日産自動車のロゴマーク。2022年1月14日撮影(画像:時事)
日産自動車のロゴマーク。2022年1月14日撮影(画像:時事)

 2024年の日産自動車は、極めて厳しい状況に直面していた。2024年4~9月期の連結決算では、純利益が前年比93.5%減と大幅に悪化。主力の北米市場でも赤字に転落し、経営危機が表面化した。

 巻き返しを図るため、ホンダとの経営統合を模索したが交渉は決裂。依然として危機の渦中にある。こうしたなか、業績低迷の責任を取り内田誠CEOが辞任。後任としてイヴァン・エスピノーサ氏が最高経営責任者(CEO)に就任し、その動向が注目されている。
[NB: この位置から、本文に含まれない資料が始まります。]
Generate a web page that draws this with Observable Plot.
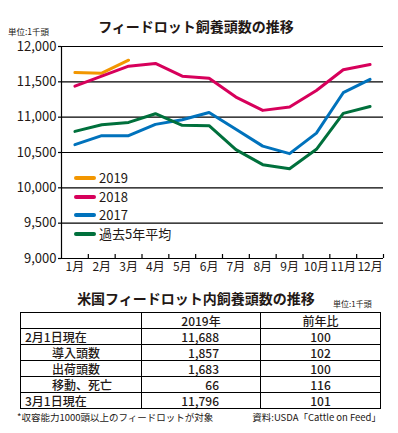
<!DOCTYPE html>
<html>
<head>
<meta charset="utf-8">
<script src="https://cdn.jsdelivr.net/npm/d3@7"></script>
<script src="https://cdn.jsdelivr.net/npm/@observablehq/plot@0.6"></script>
<style>
  html, body { margin: 0; padding: 0; background: #fff; }
  #wrap { position: relative; width: 398px; height: 433px; overflow: hidden;
          font-family: "Noto Sans CJK JP", "Noto Sans", sans-serif; color: #231815; }
  .abs { position: absolute; white-space: nowrap; }
  #title { left: 0; width: 392px; top: 16px; text-align: center; font-size: 14px; font-weight: bold; line-height: 20px; }
  #unit1 { left: 8px; top: 26px; font-size: 8.5px; line-height: 10px; }
  #chart { position: absolute; left: 0; top: 36px; }
  .leg { position: absolute; left: 74px; height: 12px; white-space: nowrap; }
  .leg .ln { position: absolute; left: 0; top: 4px; width: 22px; height: 4px; border-radius: 2px; }
  .leg .tx { position: absolute; left: 25px; top: -3px; font-size: 13px; line-height: 17px; white-space: nowrap; }
  #ttitle { left: 0; width: 392px; top: 288px; text-align: center; font-size: 14px; font-weight: bold; line-height: 20px; }
  #unit2 { left: 333px; top: 298px; font-size: 8px; line-height: 12px; }
  table { position: absolute; left: 20px; top: 312px; border-collapse: collapse; font-size: 12px; font-weight: 500; }
  td { border: 1px solid #000; padding: 0; height: 15.5px; line-height: 15px; }
  td.c1 { width: 121px; padding-left: 4px; box-sizing: border-box; }
  td.c1.ind { padding-left: 31px; }
  td.c2 { width: 119px; text-align: right; padding-right: 41px; box-sizing: border-box; }
  td.c2.h { text-align: center; padding-right: 0; }
  td.c3 { width: 120px; text-align: center; box-sizing: border-box; }
  #note { left: 17px; top: 411px; font-size: 9.5px; line-height: 13px; }
  #src { right: 17px; top: 411px; font-size: 9.5px; line-height: 13px; }
</style>
</head>
<body>
<div id="wrap">
  <div class="abs" id="title">フィードロット飼養頭数の推移</div>
  <div class="abs" id="unit1">単位:1千頭</div>
  <div id="chart"></div>
  <div id="legend"></div>
  <div class="abs" id="ttitle">米国フィードロット内飼養頭数の推移</div>
  <div class="abs" id="unit2">単位:1千頭</div>
  <table id="tbl"></table>
  <div class="abs" id="note">*収容能力1000頭以上のフィードロットが対象</div>
  <div class="abs" id="src">資料:USDA「Cattle on Feed」</div>
</div>
<script>
// ---- data ----
const months = [1, 2, 3, 4, 5, 6, 7, 8, 9, 10, 11, 12];
const s2019 = [11633, 11623, 11806];
const s2018 = [11439, 11580, 11722, 11760, 11580, 11552, 11284, 11096, 11143, 11378, 11671, 11746];
const s2017 = [10611, 10738, 10738, 10898, 10964, 11067, 10828, 10590, 10484, 10775, 11346, 11534];
const avg5  = [10799, 10893, 10926, 11049, 10884, 10880, 10540, 10328, 10271, 10545, 11054, 11152];
const seriesNames = ["2019", "2018", "2017", "過去5年平均"];
const seriesColors = ["#F29600", "#D7005B", "#0072BC", "#00703C"];
const yTicks = [9000, 9500, 10000, 10500, 11000, 11500, 12000];
const monthBounds = [1.5, 2.5, 3.5, 4.5, 5.5, 6.5, 7.5, 8.5, 9.5, 10.5, 11.5, 12.5];

const tableRows = ["2月1日現在", "導入頭数", "出荷頭数", "移動、死亡", "3月1日現在"];
const tableIndent = [false, true, true, true, false];
const table2019 = ["11,688", "1,857", "1,683", "66", "11,796"];
const tableYoY = ["100", "102", "100", "116", "101"];
const tableHeader = ["", "2019年", "前年比"];

// ---- build line data ----
const allSeries = [s2019, s2018, s2017, avg5];
const lineData = allSeries.flatMap((vals, si) =>
  vals.map((v, i) => ({month: months[i], value: v, series: seriesNames[si]})));

const chart = Plot.plot({
  width: 398,
  height: 244,
  marginLeft: 61,
  marginRight: 15,
  marginTop: 10,
  marginBottom: 22,
  style: {fontFamily: '"Noto Sans CJK JP", sans-serif', color: "#231815", background: "transparent"},
  x: {domain: [0.5, 12.5], axis: null, label: null},
  y: {domain: [9000, 12000], axis: null, label: null},
  color: {domain: seriesNames, range: seriesColors},
  marks: [
    Plot.gridY(yTicks, {stroke: "#000", strokeOpacity: 1, strokeWidth: 1.2}),
    Plot.axisY({ticks: yTicks, tickSize: 3, tickPadding: 2, stroke: "#000", strokeWidth: 1.2,
                tickFormat: d3.format(","), fontSize: 13, label: null}),
    Plot.ruleX([0.5], {stroke: "#000", strokeWidth: 1.2}),
    Plot.axisX({ticks: monthBounds, tickSize: -4, tickFormat: () => "", stroke: "#000", strokeWidth: 1.2, label: null}),
    Plot.axisX({ticks: months, tickSize: 0, tickPadding: 4, tickFormat: d => d + "月", fontSize: 12, label: null}),
    Plot.line(lineData, {x: "month", y: "value", z: "series", stroke: "series",
                         strokeWidth: 3, strokeLinejoin: "round"})
  ]
});
document.getElementById("chart").appendChild(chart);

// ---- legend ----
const legendTops = [172, 190.5, 208.5, 228];
const legend = document.getElementById("legend");
seriesNames.forEach((name, i) => {
  const d = document.createElement("div");
  d.className = "leg";
  d.style.top = legendTops[i] + "px";
  d.innerHTML = `<div class="ln" style="background:${seriesColors[i]}"></div><div class="tx">${name}</div>`;
  legend.appendChild(d);
});

// ---- table ----
const tbl = document.getElementById("tbl");
let html = `<tr><td class="c1"></td><td class="c2 h">${tableHeader[1]}</td><td class="c3">${tableHeader[2]}</td></tr>`;
tableRows.forEach((r, i) => {
  html += `<tr><td class="c1${tableIndent[i] ? " ind" : ""}">${r}</td><td class="c2">${table2019[i]}</td><td class="c3">${tableYoY[i]}</td></tr>`;
});
tbl.innerHTML = html;
</script>
</body>
</html>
 エスピノーサ氏の就任にあわせ、日産は3月26日に中期の商品・技術戦略を発表。今後の改革姿勢を明確にした。主なポイントは次のとおりだ(同社ウェブサイトより抜粋)。

・新型車とマイナーチェンジ車でセグメントのカバー範囲を拡大し、ラインアップを活性化
・e-POWERを含む次世代技術で商品競争力を向上
・市場毎にお客さまニーズに合わせた最適な市場戦略を導入

 内田体制では、新車投入の停滞により、国内外で商品ラインアップが硬直化。販売現場からも「売れる車がない」との声が上がっていた。業績不振の背景には、インセンティブの増加による営業利益の圧迫や市場環境の変化などがあるが、根本的な要因は新型車の開発・投入の遅れにある。

 エスピノーサ氏は、これまで商品企画部門を統括しており、現場を熟知する人物だ。CEO就任により、商品戦略を自らの手で主導できる立場となった。停滞が続いた日産の商品戦略が、彼の下でどこまで加速するか。再建への第一歩として、その手腕に期待がかかる。